#### COLLECTED MATERIAL

▽

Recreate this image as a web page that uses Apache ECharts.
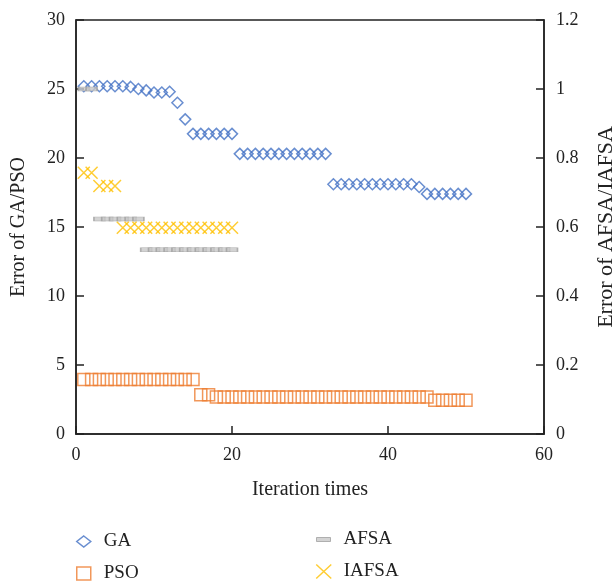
<!DOCTYPE html>
<html><head><meta charset="utf-8">
<script src="https://cdn.jsdelivr.net/npm/echarts@6/dist/echarts.min.js"></script>
<style>html,body{margin:0;padding:0;background:#fff}#c{width:616px;height:586px}</style>
</head><body><div id="c"></div>
<script>
// ---- data ----
const iterations = [1,2,3,4,5,6,7,8,9,10,11,12,13,14,15,16,17,18,19,20,21,22,23,24,25,26,27,28,29,30,31,32,33,34,35,36,37,38,39,40,41,42,43,44,45,46,47,48,49,50];
const gaValues = [25.2,25.2,25.2,25.2,25.2,25.2,25.15,25.0,24.9,24.75,24.75,24.8,24.0,22.8,
  21.75,21.75,21.75,21.75,21.75,21.75,
  20.3,20.3,20.3,20.3,20.3,20.3,20.3,20.3,20.3,20.3,20.3,20.3,
  18.1,18.1,18.1,18.1,18.1,18.1,18.1,18.1,18.1,18.1,18.1,
  17.9,17.4,17.4,17.4,17.4,17.4,17.4];
const psoValues = [3.95,3.95,3.95,3.95,3.95,3.95,3.95,3.95,3.95,3.95,3.95,3.95,3.95,3.95,3.95,
  2.85,2.85,
  2.68,2.68,2.68,2.68,2.68,2.68,2.68,2.68,2.68,2.68,2.68,2.68,2.68,2.68,2.68,2.68,2.68,2.68,2.68,2.68,2.68,2.68,2.68,2.68,2.68,2.68,2.68,2.68,
  2.45,2.45,2.45,2.45,2.45];
const swarmIterations = [1,2,3,4,5,6,7,8,9,10,11,12,13,14,15,16,17,18,19,20];
const afsaValues = [1.0,1.0,0.623,0.623,0.623,0.623,0.623,0.623,0.534,0.534,0.534,0.534,0.534,0.534,0.534,0.534,0.534,0.534,0.534,0.534];
const iafsaValues = [0.757,0.757,0.719,0.719,0.719,0.598,0.598,0.598,0.598,0.598,0.598,0.598,0.598,0.598,0.598,0.598,0.598,0.598,0.598,0.598];
const xTicks = [0,20,40,60];
const leftTicks = [0,5,10,15,20,25,30];
const rightTicks = [0,0.2,0.4,0.6,0.8,1,1.2];

// ---- chart ----
const FONT = '"Liberation Serif", "Times New Roman", serif';
const TXT = '#222';
const zip = (xs, ys) => xs.map((x, i) => [x, ys[i]]);
const XPATH = 'path://M0,0L10,10M10,0L0,10';
// legend icons: invisible move-to points pad the box to 30x14 so the icon keeps its size
const PAD = 'M0,0M30,14';
const LEG = {
  ga: 'path://' + PAD + 'M15,1.5L22,7L15,12.5L8,7Z',
  pso: 'path://' + PAD + 'M8,0.5L22,0.5L22,13.5L8,13.5Z',
  afsa: 'path://' + PAD + 'M8,5L22,5L22,9L8,9Z',
  iafsa: 'path://' + PAD + 'M7.5,0L22.5,14M22.5,0L7.5,14'
};
const C = {ga:'#4472C4', pso:'#ED7D31', afsa:'#A0A0A0', afsaFill:'#c8c8c8', iafsa:'#FFC000'};

const axisCommon = {
  axisLine:{show:true, lineStyle:{color:'#222', width:1.5}},
  axisTick:{show:true, inside:true, length:8, lineStyle:{color:'#222', width:1.5}},
  splitLine:{show:false},
  axisLabel:{fontFamily:FONT, fontSize:18, color:TXT},
  nameTextStyle:{fontFamily:FONT, fontSize:20, color:TXT}
};

function legendAt(left, top, name, icon, style) {
  return {left:left, top:top, padding:0, orient:'vertical', itemWidth:30, itemHeight:14,
    textStyle:{fontFamily:FONT, fontSize:19, color:TXT},
    data:[{name:name, icon:icon, itemStyle:style}]};
}

const chart = echarts.init(document.getElementById('c'), null, {renderer:'canvas'});
chart.setOption({
  animation:false,
  backgroundColor:'#fff',
  grid:{left:76, right:72, top:20, bottom:152, containLabel:false, outerBoundsMode:'none',
        show:true, borderColor:'#222', borderWidth:1.5, backgroundColor:'transparent'},
  xAxis:Object.assign({}, axisCommon, {
    type:'value', min:xTicks[0], max:xTicks[xTicks.length-1], interval:xTicks[1]-xTicks[0],
    name:'Iteration times', nameLocation:'middle', nameGap:46,
    axisLabel:Object.assign({}, axisCommon.axisLabel, {margin:12})
  }),
  yAxis:[
    Object.assign({}, axisCommon, {
      type:'value', position:'left', min:leftTicks[0], max:leftTicks[leftTicks.length-1], interval:leftTicks[1]-leftTicks[0],
      name:'Error of GA/PSO', nameLocation:'middle', nameGap:47, nameRotate:90,
      axisLabel:Object.assign({}, axisCommon.axisLabel, {margin:11})
    }),
    Object.assign({}, axisCommon, {
      type:'value', position:'right', min:rightTicks[0], max:rightTicks[rightTicks.length-1], interval:0.2,
      name:'Error of AFSA/IAFSA', nameLocation:'middle', nameGap:51, nameRotate:90,
      nameTextStyle:{fontFamily:FONT, fontSize:22, color:TXT},
      axisLabel:Object.assign({}, axisCommon.axisLabel, {margin:12})
    })
  ],
  legend:[
    legendAt(68, 532, 'GA', LEG.ga, {color:'rgba(0,0,0,0)', borderColor:C.ga, borderWidth:1.5}),
    legendAt(68, 564, 'PSO', LEG.pso, {color:'rgba(0,0,0,0)', borderColor:C.pso, borderWidth:1.5}),
    legendAt(308, 530, 'AFSA', LEG.afsa, {color:C.afsaFill, borderColor:C.afsa, borderWidth:1}),
    legendAt(308, 562, 'IAFSA', LEG.iafsa, {color:'rgba(0,0,0,0)', borderColor:C.iafsa, borderWidth:1.5})
  ],
  series:[
    {name:'GA', type:'scatter', yAxisIndex:0, data:zip(iterations, gaValues),
     symbol:'diamond', symbolSize:11,
     itemStyle:{color:'rgba(0,0,0,0)', borderColor:C.ga, borderWidth:1.5}},
    {name:'PSO', type:'scatter', yAxisIndex:0, data:zip(iterations, psoValues),
     symbol:'rect', symbolSize:12,
     itemStyle:{color:'rgba(0,0,0,0)', borderColor:C.pso, borderWidth:1.5}},
    {name:'AFSA', type:'scatter', yAxisIndex:1, data:zip(swarmIterations, afsaValues),
     symbol:'rect', symbolSize:[11,4],
     itemStyle:{color:C.afsaFill, borderColor:C.afsa, borderWidth:1}},
    {name:'IAFSA', type:'scatter', yAxisIndex:1, data:zip(swarmIterations, iafsaValues),
     symbol:XPATH, symbolSize:12,
     itemStyle:{color:'rgba(0,0,0,0)', borderColor:C.iafsa, borderWidth:1.5}}
  ]
});
</script>
</body></html>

△

#### PROBLEM STATEMENT
Quote each line of the listing exactly, but leave the pictures out.

#### RESPONSE TO THIS EXERCISE
Recreate this image as a web page that uses Apache ECharts.
<!DOCTYPE html>
<html><head><meta charset="utf-8">
<script src="https://cdn.jsdelivr.net/npm/echarts@6/dist/echarts.min.js"></script>
<style>html,body{margin:0;padding:0;background:#fff}#c{width:616px;height:586px}</style>
</head><body><div id="c"></div>
<script>
// ---- data ----
const iterations = [1,2,3,4,5,6,7,8,9,10,11,12,13,14,15,16,17,18,19,20,21,22,23,24,25,26,27,28,29,30,31,32,33,34,35,36,37,38,39,40,41,42,43,44,45,46,47,48,49,50];
const gaValues = [25.2,25.2,25.2,25.2,25.2,25.2,25.15,25.0,24.9,24.75,24.75,24.8,24.0,22.8,
  21.75,21.75,21.75,21.75,21.75,21.75,
  20.3,20.3,20.3,20.3,20.3,20.3,20.3,20.3,20.3,20.3,20.3,20.3,
  18.1,18.1,18.1,18.1,18.1,18.1,18.1,18.1,18.1,18.1,18.1,
  17.9,17.4,17.4,17.4,17.4,17.4,17.4];
const psoValues = [3.95,3.95,3.95,3.95,3.95,3.95,3.95,3.95,3.95,3.95,3.95,3.95,3.95,3.95,3.95,
  2.85,2.85,
  2.68,2.68,2.68,2.68,2.68,2.68,2.68,2.68,2.68,2.68,2.68,2.68,2.68,2.68,2.68,2.68,2.68,2.68,2.68,2.68,2.68,2.68,2.68,2.68,2.68,2.68,2.68,2.68,
  2.45,2.45,2.45,2.45,2.45];
const swarmIterations = [1,2,3,4,5,6,7,8,9,10,11,12,13,14,15,16,17,18,19,20];
const afsaValues = [1.0,1.0,0.623,0.623,0.623,0.623,0.623,0.623,0.534,0.534,0.534,0.534,0.534,0.534,0.534,0.534,0.534,0.534,0.534,0.534];
const iafsaValues = [0.757,0.757,0.719,0.719,0.719,0.598,0.598,0.598,0.598,0.598,0.598,0.598,0.598,0.598,0.598,0.598,0.598,0.598,0.598,0.598];
const xTicks = [0,20,40,60];
const leftTicks = [0,5,10,15,20,25,30];
const rightTicks = [0,0.2,0.4,0.6,0.8,1,1.2];

// ---- chart ----
const FONT = '"Liberation Serif", "Times New Roman", serif';
const TXT = '#222';
const zip = (xs, ys) => xs.map((x, i) => [x, ys[i]]);
const XPATH = 'path://M0,0L10,10M10,0L0,10';
// legend icons: invisible move-to points pad the box to 30x14 so the icon keeps its size
const PAD = 'M0,0M30,14';
const LEG = {
  ga: 'path://' + PAD + 'M15,1.5L22,7L15,12.5L8,7Z',
  pso: 'path://' + PAD + 'M8,0.5L22,0.5L22,13.5L8,13.5Z',
  afsa: 'path://' + PAD + 'M8,5L22,5L22,9L8,9Z',
  iafsa: 'path://' + PAD + 'M7.5,0L22.5,14M22.5,0L7.5,14'
};
const C = {ga:'#4472C4', pso:'#ED7D31', afsa:'#A0A0A0', afsaFill:'#c8c8c8', iafsa:'#FFC000'};

const axisCommon = {
  axisLine:{show:true, lineStyle:{color:'#222', width:1.5}},
  axisTick:{show:true, inside:true, length:8, lineStyle:{color:'#222', width:1.5}},
  splitLine:{show:false},
  axisLabel:{fontFamily:FONT, fontSize:18, color:TXT},
  nameTextStyle:{fontFamily:FONT, fontSize:20, color:TXT}
};

function legendAt(left, top, name, icon, style) {
  return {left:left, top:top, padding:0, orient:'vertical', itemWidth:30, itemHeight:14,
    textStyle:{fontFamily:FONT, fontSize:19, color:TXT},
    data:[{name:name, icon:icon, itemStyle:style}]};
}

const chart = echarts.init(document.getElementById('c'), null, {renderer:'canvas'});
chart.setOption({
  animation:false,
  backgroundColor:'#fff',
  grid:{left:76, right:72, top:20, bottom:152, containLabel:false, outerBoundsMode:'none',
        show:true, borderColor:'#222', borderWidth:1.5, backgroundColor:'transparent'},
  xAxis:Object.assign({}, axisCommon, {
    type:'value', min:xTicks[0], max:xTicks[xTicks.length-1], interval:xTicks[1]-xTicks[0],
    name:'Iteration times', nameLocation:'middle', nameGap:46,
    axisLabel:Object.assign({}, axisCommon.axisLabel, {margin:12})
  }),
  yAxis:[
    Object.assign({}, axisCommon, {
      type:'value', position:'left', min:leftTicks[0], max:leftTicks[leftTicks.length-1], interval:leftTicks[1]-leftTicks[0],
      name:'Error of GA/PSO', nameLocation:'middle', nameGap:47, nameRotate:90,
      axisLabel:Object.assign({}, axisCommon.axisLabel, {margin:11})
    }),
    Object.assign({}, axisCommon, {
      type:'value', position:'right', min:rightTicks[0], max:rightTicks[rightTicks.length-1], interval:0.2,
      name:'Error of AFSA/IAFSA', nameLocation:'middle', nameGap:51, nameRotate:90,
      nameTextStyle:{fontFamily:FONT, fontSize:22, color:TXT},
      axisLabel:Object.assign({}, axisCommon.axisLabel, {margin:12})
    })
  ],
  legend:[
    legendAt(68, 532, 'GA', LEG.ga, {color:'rgba(0,0,0,0)', borderColor:C.ga, borderWidth:1.5}),
    legendAt(68, 564, 'PSO', LEG.pso, {color:'rgba(0,0,0,0)', borderColor:C.pso, borderWidth:1.5}),
    legendAt(308, 530, 'AFSA', LEG.afsa, {color:C.afsaFill, borderColor:C.afsa, borderWidth:1}),
    legendAt(308, 562, 'IAFSA', LEG.iafsa, {color:'rgba(0,0,0,0)', borderColor:C.iafsa, borderWidth:1.5})
  ],
  series:[
    {name:'GA', type:'scatter', yAxisIndex:0, data:zip(iterations, gaValues),
     symbol:'diamond', symbolSize:11,
     itemStyle:{color:'rgba(0,0,0,0)', borderColor:C.ga, borderWidth:1.5}},
    {name:'PSO', type:'scatter', yAxisIndex:0, data:zip(iterations, psoValues),
     symbol:'rect', symbolSize:12,
     itemStyle:{color:'rgba(0,0,0,0)', borderColor:C.pso, borderWidth:1.5}},
    {name:'AFSA', type:'scatter', yAxisIndex:1, data:zip(swarmIterations, afsaValues),
     symbol:'rect', symbolSize:[11,4],
     itemStyle:{color:C.afsaFill, borderColor:C.afsa, borderWidth:1}},
    {name:'IAFSA', type:'scatter', yAxisIndex:1, data:zip(swarmIterations, iafsaValues),
     symbol:XPATH, symbolSize:12,
     itemStyle:{color:'rgba(0,0,0,0)', borderColor:C.iafsa, borderWidth:1.5}}
  ]
});
</script>
</body></html>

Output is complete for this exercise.